Programming Music With the Player Piano on Corner of 58th

The wife wouldn’t come down and help me carry the player piano home. I took the Poppy dog out for her first walk to the park and there it was—just sitting on the corner of 58th and the Westside Highway.

I have been thinking about player pianos a lot lately because of their programmability. This feeder allows you to program music into sheets that are fed into the player, executing a tune physically via the piano keys. Putting down a foundation for how things can be programmed 200 years ago.

I loved studying the gears and chains that kept the music playing moving the software but also the hardware forward to deliver a tune. I will have to pull the patents held by this company to understand the design better, but it is interesting to think about how holes punched into paper can be used to turn gears and press the black and white keys.

US Patent Number 1055323 - “noted for tone, touch, and durability”. I wonder how many different songs it could play, and where you purchased the music? I’ve been studying looms from this century, and have wanted to spend more time learning about player pianos, and I think this was a sign from the automation gawds.

There is a regular piano in there, but there is this whole apparatus on top of it for translating the music punched into the paper into physical pushing of the keys. I lifted up the cover on the keys, and played the Jaws tune, which is the only song I ever learned. I guess I knew Twinkle Twinkle Little Star, but have forgotten it all these years.

I messaged Audrey to come help carry it because Poppy wasn’t much help. Granted she just had surgery and shouldn’t be lifting pianos. Oh well, I took a whole bunch of pictures, and documented the company and patent so that can I look into it further. Then maybe I can find where I can go learn more about this company and their pianos, or maybe other pianos.

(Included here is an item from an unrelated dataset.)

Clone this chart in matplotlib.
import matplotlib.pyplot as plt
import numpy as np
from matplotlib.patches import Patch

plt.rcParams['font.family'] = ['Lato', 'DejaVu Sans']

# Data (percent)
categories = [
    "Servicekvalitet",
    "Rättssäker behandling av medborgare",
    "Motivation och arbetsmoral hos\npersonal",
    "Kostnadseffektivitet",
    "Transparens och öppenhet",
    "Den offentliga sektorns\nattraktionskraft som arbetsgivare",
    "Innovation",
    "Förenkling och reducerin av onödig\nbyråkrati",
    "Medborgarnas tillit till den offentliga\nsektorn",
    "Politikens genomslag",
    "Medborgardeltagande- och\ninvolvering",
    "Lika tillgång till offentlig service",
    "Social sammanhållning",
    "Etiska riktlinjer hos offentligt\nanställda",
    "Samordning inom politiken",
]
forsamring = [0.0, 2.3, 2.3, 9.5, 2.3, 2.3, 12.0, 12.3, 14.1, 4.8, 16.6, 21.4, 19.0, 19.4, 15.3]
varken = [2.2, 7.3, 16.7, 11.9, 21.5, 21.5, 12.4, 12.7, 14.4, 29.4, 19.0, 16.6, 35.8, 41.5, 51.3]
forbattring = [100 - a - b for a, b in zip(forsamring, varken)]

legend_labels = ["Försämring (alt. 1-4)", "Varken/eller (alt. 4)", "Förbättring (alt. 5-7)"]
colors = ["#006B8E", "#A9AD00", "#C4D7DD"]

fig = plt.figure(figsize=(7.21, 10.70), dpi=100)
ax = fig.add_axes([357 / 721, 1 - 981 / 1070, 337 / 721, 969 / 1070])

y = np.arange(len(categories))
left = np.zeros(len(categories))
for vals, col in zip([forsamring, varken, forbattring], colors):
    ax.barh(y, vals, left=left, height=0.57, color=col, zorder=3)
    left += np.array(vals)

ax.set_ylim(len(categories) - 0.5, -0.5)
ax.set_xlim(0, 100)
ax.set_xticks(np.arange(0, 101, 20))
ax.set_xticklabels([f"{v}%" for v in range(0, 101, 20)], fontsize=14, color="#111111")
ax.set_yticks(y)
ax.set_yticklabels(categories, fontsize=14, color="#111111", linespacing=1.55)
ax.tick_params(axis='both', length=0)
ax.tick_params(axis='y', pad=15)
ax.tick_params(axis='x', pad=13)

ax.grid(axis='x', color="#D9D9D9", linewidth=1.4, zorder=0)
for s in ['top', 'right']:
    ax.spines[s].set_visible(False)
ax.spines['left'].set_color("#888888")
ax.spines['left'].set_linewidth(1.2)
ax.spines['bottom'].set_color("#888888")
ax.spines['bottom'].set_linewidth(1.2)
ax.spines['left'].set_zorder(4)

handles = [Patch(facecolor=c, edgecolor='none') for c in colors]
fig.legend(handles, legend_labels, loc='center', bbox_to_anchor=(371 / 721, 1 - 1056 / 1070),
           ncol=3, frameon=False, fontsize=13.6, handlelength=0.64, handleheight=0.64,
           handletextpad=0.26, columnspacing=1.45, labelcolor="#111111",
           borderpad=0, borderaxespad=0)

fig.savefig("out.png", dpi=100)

I’d like to understand the history of the player piano in general and what inspiration came from the loom and other automata of the time. I’d also like to learn more about how and why they fell out of fashion and what musicians actually thought of them. Player pianos are an interesting relic of this time period, and an artifact from computer programming history that I don’t think gets a lot of attention.

People love to showcase Babbage’s different engine, but it is about managing human bodies, and specifically black and brown bodies, so I am not that interested in holding it up and showcasing it. The loom and player piano provide a much more interesting look at how we programmed the technology around us. It provides a look at using punch cards or more specifically rolled up punched paper to program something. I am guessing like other programmable and automated technology, it was pretty revolutionary, groundbreaking, but also problematic in its time.